## begin Listing
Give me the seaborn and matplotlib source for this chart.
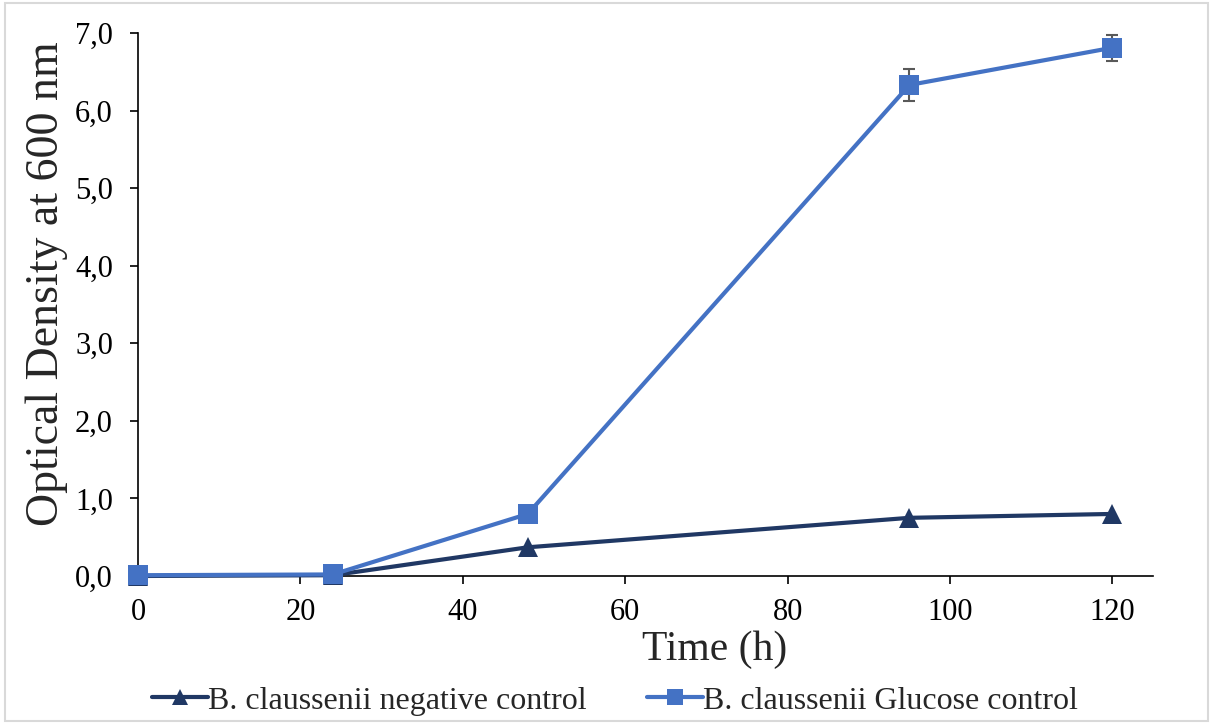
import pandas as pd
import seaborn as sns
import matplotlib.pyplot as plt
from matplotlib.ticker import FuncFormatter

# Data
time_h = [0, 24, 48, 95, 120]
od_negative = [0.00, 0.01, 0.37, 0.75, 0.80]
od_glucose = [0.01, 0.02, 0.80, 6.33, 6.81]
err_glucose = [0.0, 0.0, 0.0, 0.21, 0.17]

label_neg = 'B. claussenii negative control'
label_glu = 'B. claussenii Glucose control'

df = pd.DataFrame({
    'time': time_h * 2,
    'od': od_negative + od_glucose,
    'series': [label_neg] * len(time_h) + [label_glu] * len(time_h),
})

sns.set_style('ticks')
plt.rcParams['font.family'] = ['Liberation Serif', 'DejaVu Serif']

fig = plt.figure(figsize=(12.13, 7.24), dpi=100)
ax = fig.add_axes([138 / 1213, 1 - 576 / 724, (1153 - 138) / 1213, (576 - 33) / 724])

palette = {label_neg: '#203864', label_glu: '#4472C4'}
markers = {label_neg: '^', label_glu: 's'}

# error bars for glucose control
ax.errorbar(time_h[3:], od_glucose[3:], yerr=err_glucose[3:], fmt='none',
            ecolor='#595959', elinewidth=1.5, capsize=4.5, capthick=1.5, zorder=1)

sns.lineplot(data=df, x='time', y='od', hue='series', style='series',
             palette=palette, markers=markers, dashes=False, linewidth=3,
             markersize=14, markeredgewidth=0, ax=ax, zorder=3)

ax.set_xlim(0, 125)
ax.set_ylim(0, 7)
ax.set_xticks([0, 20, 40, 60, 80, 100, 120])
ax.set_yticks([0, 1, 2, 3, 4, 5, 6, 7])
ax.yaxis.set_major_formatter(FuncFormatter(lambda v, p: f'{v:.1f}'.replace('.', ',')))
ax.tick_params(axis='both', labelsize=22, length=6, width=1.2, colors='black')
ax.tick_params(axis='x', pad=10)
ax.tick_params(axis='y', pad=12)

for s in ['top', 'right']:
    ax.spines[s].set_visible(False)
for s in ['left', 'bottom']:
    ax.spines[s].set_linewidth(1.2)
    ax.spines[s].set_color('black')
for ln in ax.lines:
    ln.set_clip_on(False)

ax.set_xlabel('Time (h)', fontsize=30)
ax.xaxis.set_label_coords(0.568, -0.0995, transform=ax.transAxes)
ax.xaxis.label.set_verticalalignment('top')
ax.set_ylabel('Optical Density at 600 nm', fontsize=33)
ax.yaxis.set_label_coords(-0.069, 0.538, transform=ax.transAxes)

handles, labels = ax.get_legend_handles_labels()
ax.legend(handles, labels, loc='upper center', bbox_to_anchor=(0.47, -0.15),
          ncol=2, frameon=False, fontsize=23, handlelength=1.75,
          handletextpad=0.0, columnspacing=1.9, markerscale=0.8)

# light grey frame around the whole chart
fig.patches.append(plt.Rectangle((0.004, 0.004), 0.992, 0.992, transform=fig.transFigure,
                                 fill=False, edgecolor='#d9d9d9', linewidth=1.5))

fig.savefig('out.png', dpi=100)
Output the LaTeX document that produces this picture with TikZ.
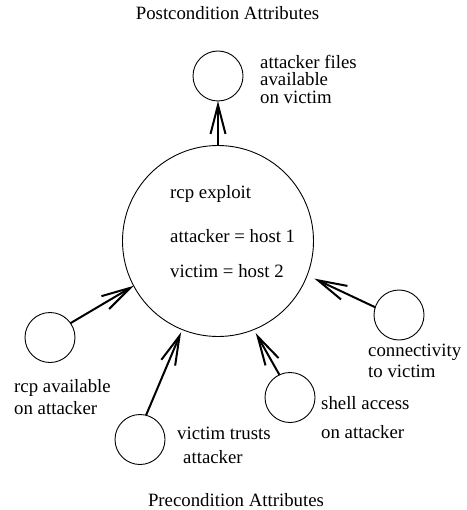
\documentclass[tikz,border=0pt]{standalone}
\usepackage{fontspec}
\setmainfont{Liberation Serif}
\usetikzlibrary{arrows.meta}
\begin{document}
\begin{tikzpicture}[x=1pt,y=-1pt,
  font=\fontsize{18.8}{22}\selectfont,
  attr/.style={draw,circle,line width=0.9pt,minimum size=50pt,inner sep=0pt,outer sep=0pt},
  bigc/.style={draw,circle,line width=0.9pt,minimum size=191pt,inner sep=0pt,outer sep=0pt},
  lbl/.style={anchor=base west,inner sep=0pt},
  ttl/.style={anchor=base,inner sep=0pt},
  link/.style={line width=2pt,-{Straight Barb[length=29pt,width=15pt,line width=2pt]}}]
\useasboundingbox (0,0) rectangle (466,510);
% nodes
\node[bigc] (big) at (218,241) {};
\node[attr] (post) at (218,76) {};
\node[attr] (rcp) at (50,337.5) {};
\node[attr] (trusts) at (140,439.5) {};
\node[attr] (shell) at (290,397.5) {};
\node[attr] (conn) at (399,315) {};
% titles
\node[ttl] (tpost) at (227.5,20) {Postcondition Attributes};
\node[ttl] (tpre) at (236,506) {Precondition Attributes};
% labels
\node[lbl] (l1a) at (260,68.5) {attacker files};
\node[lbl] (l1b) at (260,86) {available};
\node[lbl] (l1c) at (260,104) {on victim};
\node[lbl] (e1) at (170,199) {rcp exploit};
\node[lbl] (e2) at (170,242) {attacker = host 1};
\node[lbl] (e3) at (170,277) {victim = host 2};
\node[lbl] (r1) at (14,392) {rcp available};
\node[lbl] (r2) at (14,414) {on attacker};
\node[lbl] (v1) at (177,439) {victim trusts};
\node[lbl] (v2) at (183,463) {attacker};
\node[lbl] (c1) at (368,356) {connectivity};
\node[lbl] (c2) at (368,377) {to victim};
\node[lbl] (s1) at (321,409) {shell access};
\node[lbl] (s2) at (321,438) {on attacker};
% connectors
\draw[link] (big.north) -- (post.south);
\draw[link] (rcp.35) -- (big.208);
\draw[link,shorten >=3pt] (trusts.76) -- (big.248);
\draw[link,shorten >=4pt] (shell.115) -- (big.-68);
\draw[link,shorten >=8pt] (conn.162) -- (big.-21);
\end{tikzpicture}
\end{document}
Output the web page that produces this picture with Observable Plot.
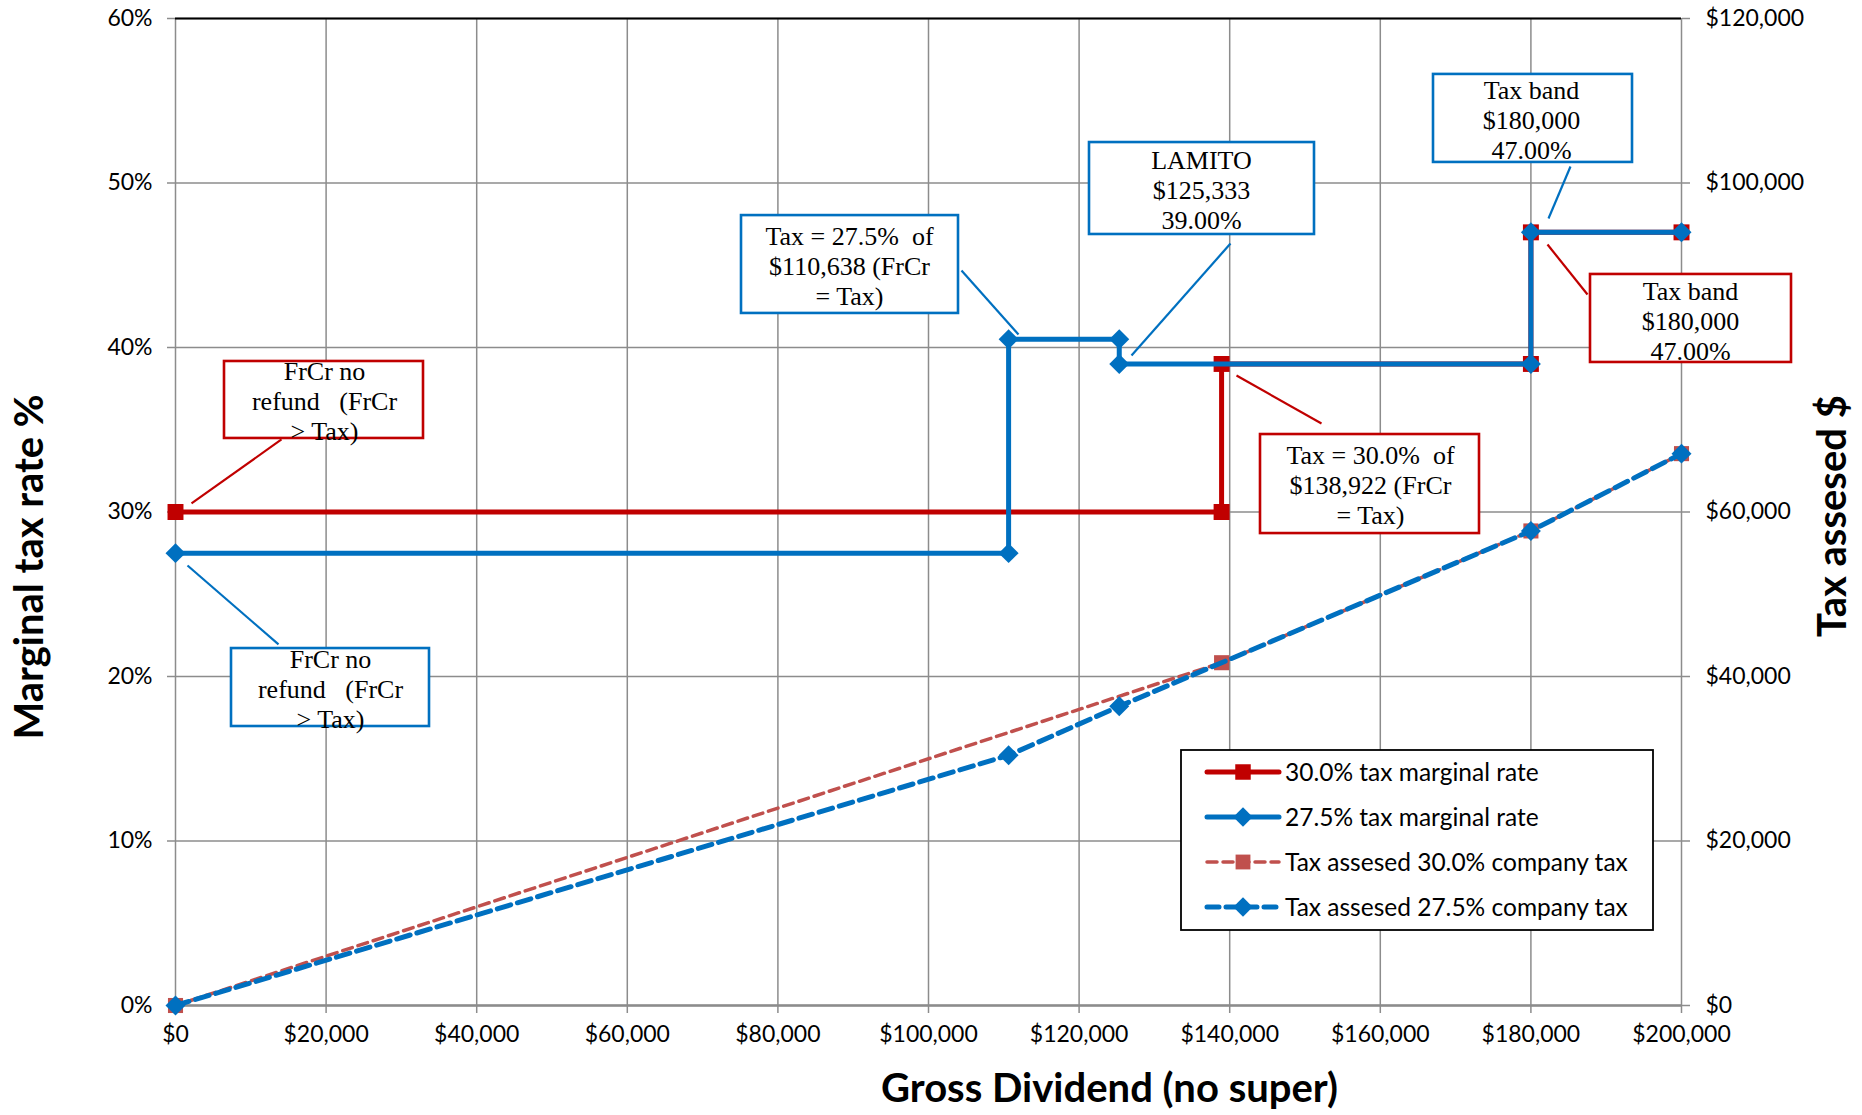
## end Listing
Written problem
Return the material line for line, from its beginning to the line that contains "from matplotlib.ticker import FuncFormatter", with the pictures left out.

Output
Give me the seaborn and matplotlib source for this chart.
import pandas as pd
import seaborn as sns
import matplotlib.pyplot as plt
from matplotlib.ticker import FuncFormatter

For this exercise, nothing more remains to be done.